Yesterday the Office of Foreign Assets Control (“OFAC”) amended the Burmese Sanctions Regulations to broaden the scope of permissible trade with Burma. The Burma regulations, which have been amended piecemeal rather than simply re-issued, remain a complex and confusing mess with prohibitions in one section repealed in a later section. (Why not just remove the first provision, you ask? Don’t be silly, I answer. Do you want lawyers to starve?)

So, for example, section 537.202 prohibits the “exportation … to Burma of any financial services,” which effectively eliminates all trade with Burma because transferring money to Burma is considered an “export of financial services” in OFAC-ese. But if you keep reading the regulations, then you’ll find all the way at the end of the Burma regulations another provision, section 537.529, which says the exact opposite and says that exports of financial services to Burma are authorized. Of course, as is always the case, you still can’t transfer money, er, export financial services, to any blocked party.

Of course, that was all well and good until OFAC discovered that the best port in Burma, and the one through which almost all goods went to and from Burma, was owned by Asia World, a blocked party, effectively foreclosing U.S. trade with Burma. So on December 7, 2015, issued General License No. 20 which allowed all transactions “ordinarily incident to an exportation to or from” Burma as long as it did not involve an exportation of goods to a blocked party.

Although it’s not entirely clear that shipping goods through a blocked port isn’t an export to or from a blocked party, the intent, if not the language, was clear and the port at Yangon was back in business, at least until June 7, 2016, when General License 20 was set to expire. Yesterday’s amendment moved General License No. 20 to a new section 537.532, effectively eliminating the expiration date for dealing with Yangon Port or other blocked individuals while moving goods to and from Burma.

Yesterday’s amendment also dealt with a similar problem confronting U.S. persons residing in Burma, although there was no comparable General License and this issue is now being addressed for the first time by OFAC. Blocked parties have pervasive ownership interests in Burma. Asia World, for example, owns toll roads, airports, hotels, electric companies and supermarkets. The new section 537.525 allows all transactions by U.S. persons “ordinarily incident to the routine and necessary maintenance within Burma,” other than transactions related to employment of a U.S. person by a blocked party. With this amendment, U.S. persons living in Burma will not have to worry that they’ll have to pay OFAC a $250,000 fine on top of a $1 highway toll, a $2 bread loaf purchase or a $30 electricity bill.
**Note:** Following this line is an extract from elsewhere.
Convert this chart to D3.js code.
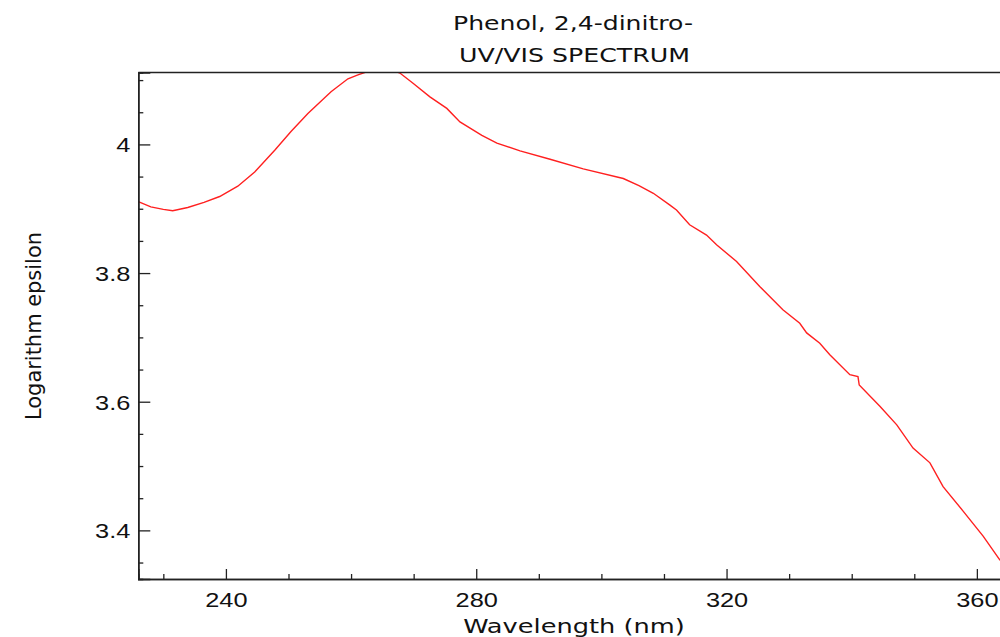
<!DOCTYPE html>
<html>
<head>
<meta charset="utf-8">
<script src="https://cdn.jsdelivr.net/npm/d3@7"></script>
<style>
  body { margin: 0; background: #fff; }
  svg { display: block; font-family: "DejaVu Sans", sans-serif; }
</style>
</head>
<body>
<div class="chart"></div>
<script>
// spectrum
const wavelength = [226, 228, 230, 231.5, 233.9, 236.5, 239, 241.9, 244.6, 247.8, 250.4, 253.1,
    256.8, 259.5, 261.1, 262.5, 264.5, 266.5, 267.8, 269.9, 272.6, 275.3, 277.4, 280.9, 283.3,
    287, 291.8, 297.1, 303.5, 306, 308.3, 310.9, 312, 314.1, 316.8, 318.4, 321.6, 325.3, 329,
    331.7, 332.8, 334.9, 336.5, 339.7, 341, 341.2, 344.5, 347.2, 349.8, 352.5, 354.6, 357.8,
    361, 363.6, 365];
const logEpsilon = [3.911, 3.903, 3.899, 3.897, 3.902, 3.910, 3.919, 3.935, 3.957, 3.991, 4.020, 4.048,
    4.082, 4.102, 4.108, 4.113, 4.118, 4.116, 4.111, 4.095, 4.074, 4.056, 4.035, 4.014, 4.002,
    3.990, 3.977, 3.962, 3.947, 3.936, 3.924, 3.906, 3.898, 3.875, 3.859, 3.844, 3.818, 3.779, 3.743,
    3.722, 3.707, 3.691, 3.673, 3.642, 3.639, 3.626, 3.593, 3.564, 3.528, 3.505, 3.468, 3.430,
    3.391, 3.355, 3.34];

const xMajor = [240, 280, 320, 360];
const xMinor = [230, 250, 260, 270, 290, 300, 310, 330, 340, 350];
const yMajor = [3.4, 3.6, 3.8, 4.0];
const yLabels = ["3.4", "3.6", "3.8", "4"];
const yMinor = [3.35, 3.45, 3.5, 3.55, 3.65, 3.7, 3.75, 3.85, 3.9, 3.95, 4.05, 4.1];

const titleLines = ["Phenol, 2,4-dinitro-", "UV/VIS SPECTRUM"];
const xTitle = "Wavelength (nm)";
const yTitle = "Logarithm epsilon";

const width = 1000, height = 637;
const plotLeft = 138.3, plotTop = 72.5, plotBottom = 579;
const stretch = 1.3; // labels in the picture are drawn wide

const x = d3.scaleLinear().domain([226, 365]).range([plotLeft, plotLeft + 139 * 6.258]);
const y = d3.scaleLinear().domain([3.3244, 4.1118]).range([plotBottom, plotTop]);

const svg = d3.select(".chart").append("svg")
    .attr("width", width)
    .attr("height", height);

svg.append("clipPath").attr("id", "plotclip")
    .append("rect")
    .attr("x", plotLeft).attr("y", plotTop)
    .attr("width", x.range()[1] - plotLeft).attr("height", plotBottom - plotTop);

// spectrum
const pts = wavelength.map((w, i) => [w, logEpsilon[i]]);
svg.append("path")
    .datum(pts)
    .attr("clip-path", "url(#plotclip)")
    .attr("fill", "none")
    .attr("stroke", "#ff2020")
    .attr("stroke-width", 1.4)
    .attr("d", d3.line().x(d => x(d[0])).y(d => y(d[1])));

// top frame line
svg.append("line")
    .attr("x1", plotLeft).attr("x2", width)
    .attr("y1", plotTop).attr("y2", plotTop)
    .attr("stroke", "#222").attr("stroke-width", 1.5);

// x axis
const gx = svg.append("g").attr("transform", `translate(0,${plotBottom})`);
gx.call(d3.axisBottom(x).tickValues(xMinor).tickSize(-5).tickFormat(""));
const gxMajor = svg.append("g").attr("transform", `translate(0,${plotBottom})`);
gxMajor.call(d3.axisBottom(x).tickValues(xMajor).tickSize(-10).tickFormat(d3.format("d")));
gxMajor.selectAll("text")
    .attr("y", 28).attr("dy", null)
    .style("font-size", "19.5px").attr("fill", "#111");

// y axis
const gy = svg.append("g").attr("transform", `translate(${plotLeft},0)`);
gy.call(d3.axisLeft(y).tickValues(yMinor).tickSize(-5).tickFormat(""));
const gyMajor = svg.append("g").attr("transform", `translate(${plotLeft},0)`);
gyMajor.call(d3.axisLeft(y).tickValues(yMajor).tickSize(-12).tickFormat((d, i) => yLabels[i]));
gyMajor.selectAll("text")
    .attr("x", -8).attr("dy", "0.38em")
    .style("font-size", "19.5px").attr("fill", "#111");

svg.selectAll(".domain").attr("stroke", "#222").attr("stroke-width", 1.5);
svg.selectAll(".tick line").attr("stroke", "#222").attr("stroke-width", 1.3);

// widen tick labels like the picture
svg.selectAll(".tick text").each(function () {
    const len = this.getComputedTextLength();
    d3.select(this).attr("textLength", len * stretch).attr("lengthAdjust", "spacingAndGlyphs");
});

// titles
svg.append("text")
    .attr("x", 573).attr("y", 29.5)
    .attr("text-anchor", "middle")
    .style("font-size", "20px").attr("fill", "#111")
    .attr("textLength", 240).attr("lengthAdjust", "spacingAndGlyphs")
    .text(titleLines[0]);
svg.append("text")
    .attr("x", 574.5).attr("y", 61.5)
    .attr("text-anchor", "middle")
    .style("font-size", "20px").attr("fill", "#111")
    .attr("textLength", 231).attr("lengthAdjust", "spacingAndGlyphs")
    .text(titleLines[1]);

svg.append("text")
    .attr("x", 574).attr("y", 633.3)
    .attr("text-anchor", "middle")
    .style("font-size", "19px").attr("fill", "#111")
    .attr("textLength", 221.7).attr("lengthAdjust", "spacingAndGlyphs")
    .text(xTitle);

svg.append("text")
    .attr("transform", "translate(40.5,326) rotate(-90)")
    .attr("text-anchor", "middle")
    .style("font-size", "20.5px").attr("fill", "#111")
    .attr("textLength", 188).attr("lengthAdjust", "spacingAndGlyphs")
    .text(yTitle);
</script>
</body>
</html>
Finally, the amendment is intended to permit transactions with and through almost all banks in Burma. In addition to a number of other entities, the amendment removed three blocked banks from the SDN List and from the general license in section 537.531 since it would no longer be necessary for those banks. It also added two blocked banks to that general license. Of course, this still leaves the issue that we’ve talked about before. Nothing in the SDN listings for these five banks covered by the general license references the general license. So screening software will still show these banks as hits, and funds will be needlessly blocked.